Print all of the lines exactly. Any picture among them stays out.

_ _ _ _ _

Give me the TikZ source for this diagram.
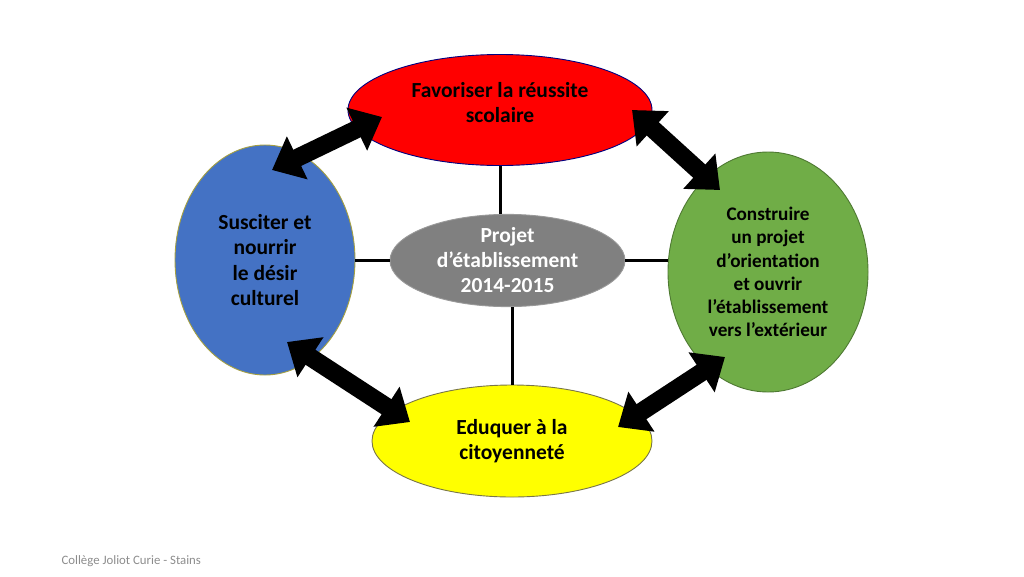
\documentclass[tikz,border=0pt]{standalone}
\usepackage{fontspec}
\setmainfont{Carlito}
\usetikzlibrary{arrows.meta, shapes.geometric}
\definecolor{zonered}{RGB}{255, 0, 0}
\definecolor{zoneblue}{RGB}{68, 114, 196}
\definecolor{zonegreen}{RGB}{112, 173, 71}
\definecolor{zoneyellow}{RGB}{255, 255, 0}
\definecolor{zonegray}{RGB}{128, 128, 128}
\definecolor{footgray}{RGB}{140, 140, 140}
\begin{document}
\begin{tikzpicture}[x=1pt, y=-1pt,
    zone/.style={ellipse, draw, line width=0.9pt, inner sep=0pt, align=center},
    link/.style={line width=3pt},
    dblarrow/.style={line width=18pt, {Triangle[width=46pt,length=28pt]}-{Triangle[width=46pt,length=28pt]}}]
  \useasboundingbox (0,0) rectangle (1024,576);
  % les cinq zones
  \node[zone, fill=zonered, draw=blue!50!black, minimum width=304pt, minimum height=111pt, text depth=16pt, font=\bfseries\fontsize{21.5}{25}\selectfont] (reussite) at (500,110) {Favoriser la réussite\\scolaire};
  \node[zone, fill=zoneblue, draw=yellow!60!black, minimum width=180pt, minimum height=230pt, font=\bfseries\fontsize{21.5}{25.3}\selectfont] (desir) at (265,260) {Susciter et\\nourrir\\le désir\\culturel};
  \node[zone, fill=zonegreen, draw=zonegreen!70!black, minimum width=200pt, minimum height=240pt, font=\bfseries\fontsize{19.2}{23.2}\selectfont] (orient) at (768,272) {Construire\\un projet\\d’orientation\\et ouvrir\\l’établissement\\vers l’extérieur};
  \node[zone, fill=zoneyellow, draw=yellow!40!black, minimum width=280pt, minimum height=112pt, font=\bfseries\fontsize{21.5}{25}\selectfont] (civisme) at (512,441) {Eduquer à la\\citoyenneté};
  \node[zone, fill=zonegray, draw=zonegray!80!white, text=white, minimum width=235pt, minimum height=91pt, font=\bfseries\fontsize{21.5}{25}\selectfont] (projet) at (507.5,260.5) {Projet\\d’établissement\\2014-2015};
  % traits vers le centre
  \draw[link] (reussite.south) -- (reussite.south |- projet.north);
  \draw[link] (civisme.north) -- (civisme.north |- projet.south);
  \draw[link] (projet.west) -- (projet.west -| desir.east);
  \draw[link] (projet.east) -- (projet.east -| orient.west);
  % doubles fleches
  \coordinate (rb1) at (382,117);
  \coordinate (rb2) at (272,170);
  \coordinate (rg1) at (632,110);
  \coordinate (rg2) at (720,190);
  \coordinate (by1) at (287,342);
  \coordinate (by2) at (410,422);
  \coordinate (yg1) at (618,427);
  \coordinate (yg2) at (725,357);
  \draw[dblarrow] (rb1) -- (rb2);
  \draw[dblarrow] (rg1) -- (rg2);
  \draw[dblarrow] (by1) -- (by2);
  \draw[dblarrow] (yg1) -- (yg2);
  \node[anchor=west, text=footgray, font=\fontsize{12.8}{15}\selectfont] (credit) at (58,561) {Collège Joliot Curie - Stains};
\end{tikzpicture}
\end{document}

_ _ _ _ _

• [Right answer]:
Give me the TikZ source for this diagram.
\documentclass[tikz,border=0pt]{standalone}
\usepackage{fontspec}
\setmainfont{Carlito}
\usetikzlibrary{arrows.meta, shapes.geometric}
\definecolor{zonered}{RGB}{255, 0, 0}
\definecolor{zoneblue}{RGB}{68, 114, 196}
\definecolor{zonegreen}{RGB}{112, 173, 71}
\definecolor{zoneyellow}{RGB}{255, 255, 0}
\definecolor{zonegray}{RGB}{128, 128, 128}
\definecolor{footgray}{RGB}{140, 140, 140}
\begin{document}
\begin{tikzpicture}[x=1pt, y=-1pt,
    zone/.style={ellipse, draw, line width=0.9pt, inner sep=0pt, align=center},
    link/.style={line width=3pt},
    dblarrow/.style={line width=18pt, {Triangle[width=46pt,length=28pt]}-{Triangle[width=46pt,length=28pt]}}]
  \useasboundingbox (0,0) rectangle (1024,576);
  % les cinq zones
  \node[zone, fill=zonered, draw=blue!50!black, minimum width=304pt, minimum height=111pt, text depth=16pt, font=\bfseries\fontsize{21.5}{25}\selectfont] (reussite) at (500,110) {Favoriser la réussite\\scolaire};
  \node[zone, fill=zoneblue, draw=yellow!60!black, minimum width=180pt, minimum height=230pt, font=\bfseries\fontsize{21.5}{25.3}\selectfont] (desir) at (265,260) {Susciter et\\nourrir\\le désir\\culturel};
  \node[zone, fill=zonegreen, draw=zonegreen!70!black, minimum width=200pt, minimum height=240pt, font=\bfseries\fontsize{19.2}{23.2}\selectfont] (orient) at (768,272) {Construire\\un projet\\d’orientation\\et ouvrir\\l’établissement\\vers l’extérieur};
  \node[zone, fill=zoneyellow, draw=yellow!40!black, minimum width=280pt, minimum height=112pt, font=\bfseries\fontsize{21.5}{25}\selectfont] (civisme) at (512,441) {Eduquer à la\\citoyenneté};
  \node[zone, fill=zonegray, draw=zonegray!80!white, text=white, minimum width=235pt, minimum height=91pt, font=\bfseries\fontsize{21.5}{25}\selectfont] (projet) at (507.5,260.5) {Projet\\d’établissement\\2014-2015};
  % traits vers le centre
  \draw[link] (reussite.south) -- (reussite.south |- projet.north);
  \draw[link] (civisme.north) -- (civisme.north |- projet.south);
  \draw[link] (projet.west) -- (projet.west -| desir.east);
  \draw[link] (projet.east) -- (projet.east -| orient.west);
  % doubles fleches
  \coordinate (rb1) at (382,117);
  \coordinate (rb2) at (272,170);
  \coordinate (rg1) at (632,110);
  \coordinate (rg2) at (720,190);
  \coordinate (by1) at (287,342);
  \coordinate (by2) at (410,422);
  \coordinate (yg1) at (618,427);
  \coordinate (yg2) at (725,357);
  \draw[dblarrow] (rb1) -- (rb2);
  \draw[dblarrow] (rg1) -- (rg2);
  \draw[dblarrow] (by1) -- (by2);
  \draw[dblarrow] (yg1) -- (yg2);
  \node[anchor=west, text=footgray, font=\fontsize{12.8}{15}\selectfont] (credit) at (58,561) {Collège Joliot Curie - Stains};
\end{tikzpicture}
\end{document}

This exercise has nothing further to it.